Persoalan-persoalan inilah yang membuat umat Islam tidak mampu berkembang dalam menafsirkan Alquran tatkala masih terbelengu oleh pendapat ulama terdahulu (taklid). Namun penafsiran ini tidak terjadi diseluruh golongan umat Muslim, melainkan hanya beberapa golongan Islam konservatif seperti Khawarij, Wahabi, dan golongan islamisme yang hanya terpaku dan hanya ingin merujuk pada Alquran dan Hadis.
Padahal dalam ayat Alquran telah menjelaskan kepada umat Muslim untuk senantiasa mengedepankan pikiran demi menciptakan kemaslahatan sosial. Kemaslahatan itu bisa muncul ketika kita mampu menafsirkan Alquran demi mendalami ilmu-ilmu secara objektif tanpa niat untuk berpolitik.
Penafsiran Alquran yang kontekstual inilah yang ingin digagas oleh beberapa santri dan santriwati pondok pesantren Daarul Quran Yogyakarta tatkala sinau menulis tentang pengalamannya bersama Alquran. Mereka memberikan perspektif tentang pentingnya mempelajari ilmu-ilmu yang terkandung dalam Alquran. Mulai dari adab dan etika, toleransi, penafsiran, dan pengalaman-pengalaman sebagai penghafal Alquran mereka kemukakan sebagai bahan renungan dan pembelajaran.

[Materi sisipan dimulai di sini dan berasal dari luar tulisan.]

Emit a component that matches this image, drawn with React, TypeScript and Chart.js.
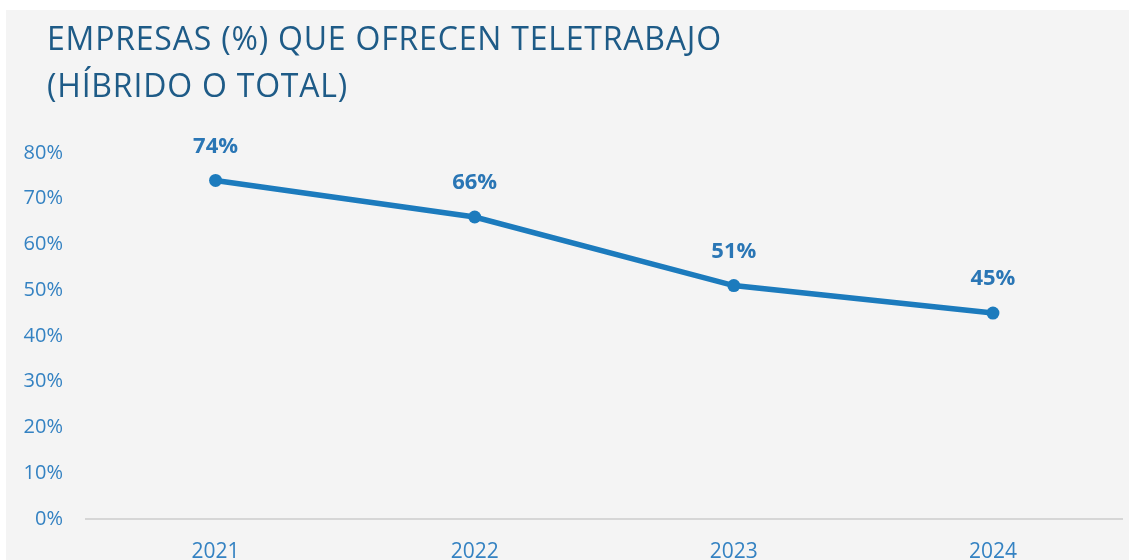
import React, { useEffect, useRef } from "react";
import { Chart, registerables } from "chart.js";

Chart.register(...registerables);

const titleLines = ["EMPRESAS (%) QUE OFRECEN TELETRABAJO", "(HÍBRIDO O TOTAL)"];
const years = ["2021", "2022", "2023", "2024"];
const shareValues = [74, 66, 51, 45];
const yTicks = [0, 10, 20, 30, 40, 50, 60, 70, 80];

const FONT = "'Open Sans', 'Noto Sans', sans-serif";
const LINE_COLOR = "#1c7bbd";
const TICK_COLOR = "#3482c2";
const LABEL_COLOR = "#2a76b5";
const TITLE_COLOR = "#1e5b87";

const titlePlugin = {
  id: "customTitle",
  afterDraw(chart: any) {
    const ctx = chart.ctx;
    ctx.save();
    ctx.fillStyle = TITLE_COLOR;
    ctx.font = `400 32px ${FONT}`;
    (ctx as any).letterSpacing = "0.8px";
    ctx.textAlign = "left";
    ctx.textBaseline = "alphabetic";
    ctx.fillText(titleLines[0], 41, 40);
    ctx.fillText(titleLines[1], 41, 87);
    ctx.restore();
  },
};

const dataLabelPlugin = {
  id: "dataLabels",
  afterDatasetsDraw(chart: any) {
    const ctx = chart.ctx;
    const meta = chart.getDatasetMeta(0);
    ctx.save();
    ctx.fillStyle = LABEL_COLOR;
    ctx.font = `700 22px ${FONT}`;
    ctx.textAlign = "center";
    ctx.textBaseline = "middle";
    meta.data.forEach((pt: any, i: number) => {
      ctx.fillText(shareValues[i] + "%", pt.x, pt.y - 34);
    });
    ctx.restore();
  },
};

export default function App() {
  const ref = useRef<HTMLCanvasElement | null>(null);
  useEffect(() => {
    if (!ref.current) return;
    const chart = new Chart(ref.current, {
      type: "line",
      data: {
        labels: years,
        datasets: [
          {
            data: shareValues,
            borderColor: LINE_COLOR,
            backgroundColor: LINE_COLOR,
            borderWidth: 5.5,
            pointRadius: 6.5,
            pointBackgroundColor: LINE_COLOR,
            pointBorderWidth: 0,
            tension: 0,
          },
        ],
      },
      options: {
        responsive: false,
        animation: false,
        layout: { padding: { left: 0, right: 3, top: 143, bottom: 24 } },
        plugins: {
          legend: { display: false },
          title: { display: false },
          tooltip: { enabled: false },
        },
        scales: {
          x: {
            offset: true,
            grid: { display: false, drawTicks: false },
            border: { display: true, color: "#d6d6d6", width: 2 },
            ticks: {
              color: TICK_COLOR,
              font: { family: FONT, size: 21 },
              padding: 21,
            },
          },
          y: {
            min: 0,
            max: 80,
            grid: { display: false, drawTicks: false },
            border: { display: false },
            afterFit(scale: any) {
              scale.width = 80;
            },
            afterBuildTicks(scale: any) {
              scale.ticks = yTicks.map((v) => ({ value: v }));
            },
            ticks: {
              color: TICK_COLOR,
              font: { family: FONT, size: 20 },
              padding: 23,
              callback: (v: any) => v + "%",
            },
          },
        },
      },
      plugins: [titlePlugin, dataLabelPlugin],
    });
    return () => chart.destroy();
  }, []);

  return (
    <div
      style={{
        position: "fixed",
        left: 0,
        top: 0,
        width: 1129,
        height: 560,
        background: "#ffffff",
        overflow: "hidden",
      }}
    >
      <div
        style={{
          position: "absolute",
          left: 6,
          top: 10,
          width: 1123,
          height: 550,
          background: "#f4f4f4",
          overflow: "hidden",
        }}
      >
        <canvas ref={ref} width={1123} height={600} style={{ display: "block" }} />
      </div>
    </div>
  );
}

Menjadi seorang mufasir tidaklah harus bersikap otoritatif dari hasil ijtihad yang dilakukannya, sehingga hal ini bila menjadikan hasil yang kita peroleh mampu diejawantahkan pada umat Muslim. Semakin banyak kritik dan tanggapan pembaharuan metode penafsiran Alquran akan menumbuhkan perkembangan keilmuan Islam semakin lebih terbuka terhadap kultur sosial.